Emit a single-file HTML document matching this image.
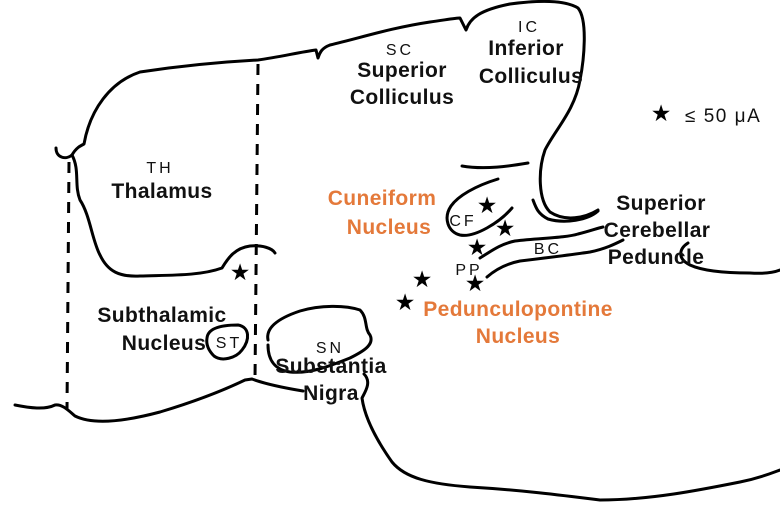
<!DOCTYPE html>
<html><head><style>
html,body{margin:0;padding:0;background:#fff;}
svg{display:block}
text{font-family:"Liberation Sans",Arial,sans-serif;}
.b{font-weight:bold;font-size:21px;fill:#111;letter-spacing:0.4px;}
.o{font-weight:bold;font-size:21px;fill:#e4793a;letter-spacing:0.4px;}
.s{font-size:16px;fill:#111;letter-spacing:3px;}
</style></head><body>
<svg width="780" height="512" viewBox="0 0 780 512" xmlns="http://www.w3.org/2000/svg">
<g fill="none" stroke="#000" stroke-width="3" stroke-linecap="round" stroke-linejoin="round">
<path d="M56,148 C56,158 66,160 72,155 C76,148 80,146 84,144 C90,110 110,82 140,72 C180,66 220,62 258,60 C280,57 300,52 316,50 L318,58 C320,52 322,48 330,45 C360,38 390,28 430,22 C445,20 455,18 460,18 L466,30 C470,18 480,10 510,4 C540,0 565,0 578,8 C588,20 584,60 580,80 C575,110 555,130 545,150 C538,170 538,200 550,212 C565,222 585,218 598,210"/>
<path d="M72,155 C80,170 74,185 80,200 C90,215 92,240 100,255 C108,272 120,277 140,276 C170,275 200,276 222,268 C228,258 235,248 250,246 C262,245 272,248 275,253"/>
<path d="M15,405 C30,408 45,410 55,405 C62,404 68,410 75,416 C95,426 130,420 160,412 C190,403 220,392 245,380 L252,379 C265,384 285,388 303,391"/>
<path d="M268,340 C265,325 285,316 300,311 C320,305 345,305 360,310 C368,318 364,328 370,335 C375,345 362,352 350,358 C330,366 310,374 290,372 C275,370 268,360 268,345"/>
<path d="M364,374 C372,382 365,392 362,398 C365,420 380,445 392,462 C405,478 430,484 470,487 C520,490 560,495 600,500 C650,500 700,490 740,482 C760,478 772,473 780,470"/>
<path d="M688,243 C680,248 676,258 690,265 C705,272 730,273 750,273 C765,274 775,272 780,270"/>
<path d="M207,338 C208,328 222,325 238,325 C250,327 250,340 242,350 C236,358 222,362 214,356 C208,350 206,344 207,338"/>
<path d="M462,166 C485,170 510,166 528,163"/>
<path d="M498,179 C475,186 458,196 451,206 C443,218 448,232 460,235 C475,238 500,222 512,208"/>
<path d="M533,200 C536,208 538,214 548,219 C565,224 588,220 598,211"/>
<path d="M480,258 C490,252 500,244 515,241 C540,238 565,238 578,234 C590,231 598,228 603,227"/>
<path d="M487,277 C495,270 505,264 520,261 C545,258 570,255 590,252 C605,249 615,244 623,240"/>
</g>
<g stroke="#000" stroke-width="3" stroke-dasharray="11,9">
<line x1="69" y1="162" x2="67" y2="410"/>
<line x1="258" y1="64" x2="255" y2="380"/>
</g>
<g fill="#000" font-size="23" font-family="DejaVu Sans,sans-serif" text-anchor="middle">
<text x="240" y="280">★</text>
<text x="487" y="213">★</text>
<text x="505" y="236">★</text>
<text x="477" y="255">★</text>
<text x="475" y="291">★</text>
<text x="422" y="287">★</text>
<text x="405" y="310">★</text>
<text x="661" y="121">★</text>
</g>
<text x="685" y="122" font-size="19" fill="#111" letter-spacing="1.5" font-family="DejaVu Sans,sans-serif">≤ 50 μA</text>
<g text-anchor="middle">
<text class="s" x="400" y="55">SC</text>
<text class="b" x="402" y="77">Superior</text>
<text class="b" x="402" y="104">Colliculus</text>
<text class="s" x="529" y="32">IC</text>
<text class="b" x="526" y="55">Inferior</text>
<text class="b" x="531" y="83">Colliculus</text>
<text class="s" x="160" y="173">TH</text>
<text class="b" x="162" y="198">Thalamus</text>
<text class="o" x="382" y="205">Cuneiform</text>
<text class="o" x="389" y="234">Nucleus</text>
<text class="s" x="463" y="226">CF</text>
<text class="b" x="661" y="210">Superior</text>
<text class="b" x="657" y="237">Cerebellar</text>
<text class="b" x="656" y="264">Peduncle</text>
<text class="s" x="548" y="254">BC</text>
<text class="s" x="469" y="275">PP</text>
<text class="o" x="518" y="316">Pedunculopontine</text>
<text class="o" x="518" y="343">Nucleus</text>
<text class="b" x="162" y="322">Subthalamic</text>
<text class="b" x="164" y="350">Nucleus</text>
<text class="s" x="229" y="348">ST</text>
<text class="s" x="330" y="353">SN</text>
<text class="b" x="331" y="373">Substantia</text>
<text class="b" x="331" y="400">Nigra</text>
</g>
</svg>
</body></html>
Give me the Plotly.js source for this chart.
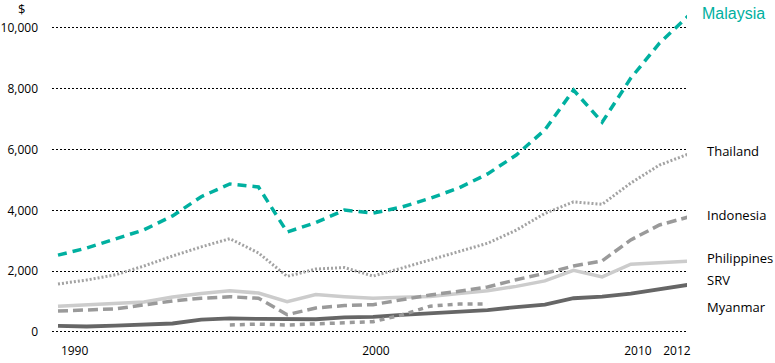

Task instructions | Your answer should be a single number: the count of lines in the listing that contain the word "this".

Result of the task | 2